For such egregious and pervasive actions God brought the only the Babylonians to destroy the city and temple and deport Israel’s best and brightest but five centuries later came himself in Jesus to shut the whole temple enterprise down.

Yes, shut it down. Pronounce it kaput. Done. Finished as far as serving his purposes went. That’s what Jesus’ “cleansing” temple action is about. Borg and Crossan explain:

“First, the action. Four parts to the action are mentioned in Mark 11:15–16. Jesus (1) began to drive out the buyers and the sellers, (2) overturned the tables of the money changers, (3) overturned the seats of the dove sellers, and (4) would not allow anyone to carry anything through the temple. We emphasize that the money changers and animal sellers were perfectly legitimate and absolutely necessary for the temple’s normal functioning. The buying and selling all took place in the huge Court of the Gentiles. Money changers were needed so that Jewish pilgrims could pay the temple tax in the only approved coinage. Buying animals or birds on site was the only way pilgrims could be sure the creatures were ritually adequate for sacrifice. What does it mean that Jesus has interrupted the temple’s perfectly legitimate sacrificial and fiscal activities? It means that Jesus has shut down the temple” (Borg, The Last Week (Kindle Locations 821-828).

The fig tree has been cursed and destroyed for lack of bearing fruit. Jeremiah’s “den of robbers,” which Jesus quotes in Mark 11, comes into play. It is the accusation Jesus brings against it. It to has been much misunderstood. It is not about commercialism in a holy place. The buying and selling and money-changing took place in the Court of the Gentiles. Nor is it about exploitative financial behavior of the temple’s leaders (though there was plenty of that!). This charge is not about the temple defrauding the people but rather about the temple as a place where robbers flee for safety having done their dirty work elsewhere. Borg and Crossan make an important linguistic point:

“The word translated in the Greek of Jeremiah 7:11 and Mark 11:17 as ‘robber’ is actually (a) . . . term (that) more properly means “bandit,” “brigand,” “rebel,” or any form of armed resistance to established control. It could, of course, include large-scale robbery (but not small-time thievery), since that was a calculated refusal of normal law and order. For some Jews under imperial control, (it) might designate a freedom fighter, but for all Romans it meant an insurgent. In general, then, it meant any form of violent resistance to Roman control that was neither territorial rebellion nor standard warfare” (Borg, The Last Week: 865-870).
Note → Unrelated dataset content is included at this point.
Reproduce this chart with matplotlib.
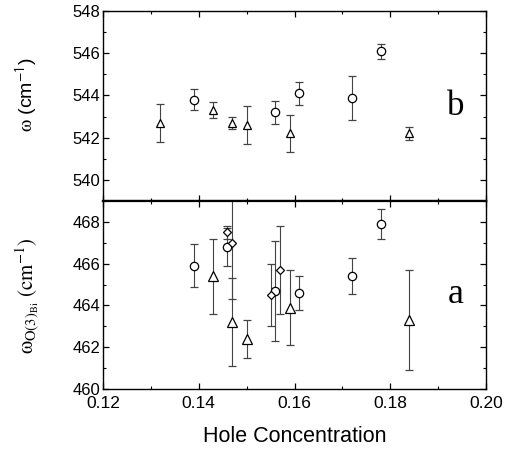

This was fighting God’s battles the wrong way. Precisely not the way King Jesus symbolized in his entry into the city. Such a denial of God’s way of being Israel, Abrahamic Israel, is the core cause of Israel’s rebellion and demise. Jesus’ coming to Jerusalem meant the kingdom of God had arrived, a kingdom which we saw yesterday, precipitates a fundamental conflict with Roman authorities and the Jews who collaborated and supported them. That conflict, however, was not to be waged by guerilla warfare, street assassinations, and realpolitik. But rather by suffering love and the politics of the cross. The kind of insurgency that found home and shelter in the temple was not the kind of subversive activity of God’s kingdom unleashed by Jesus in the world!  
Sunday and Monday of Holy Week belong together then as complementary actions signaling the regime change that came with Jesus Messiah. “When he had looked around at everything, as it was already late, he went out to Bethany with the twelve.” It was late, too late now for ethnic Israel and its institutions to be the Abrahamic people God called it to be. A new Israel was in the wings. By the end of this week and the coming of the 8th Day this new people was centerstage and everything, everything, had changed.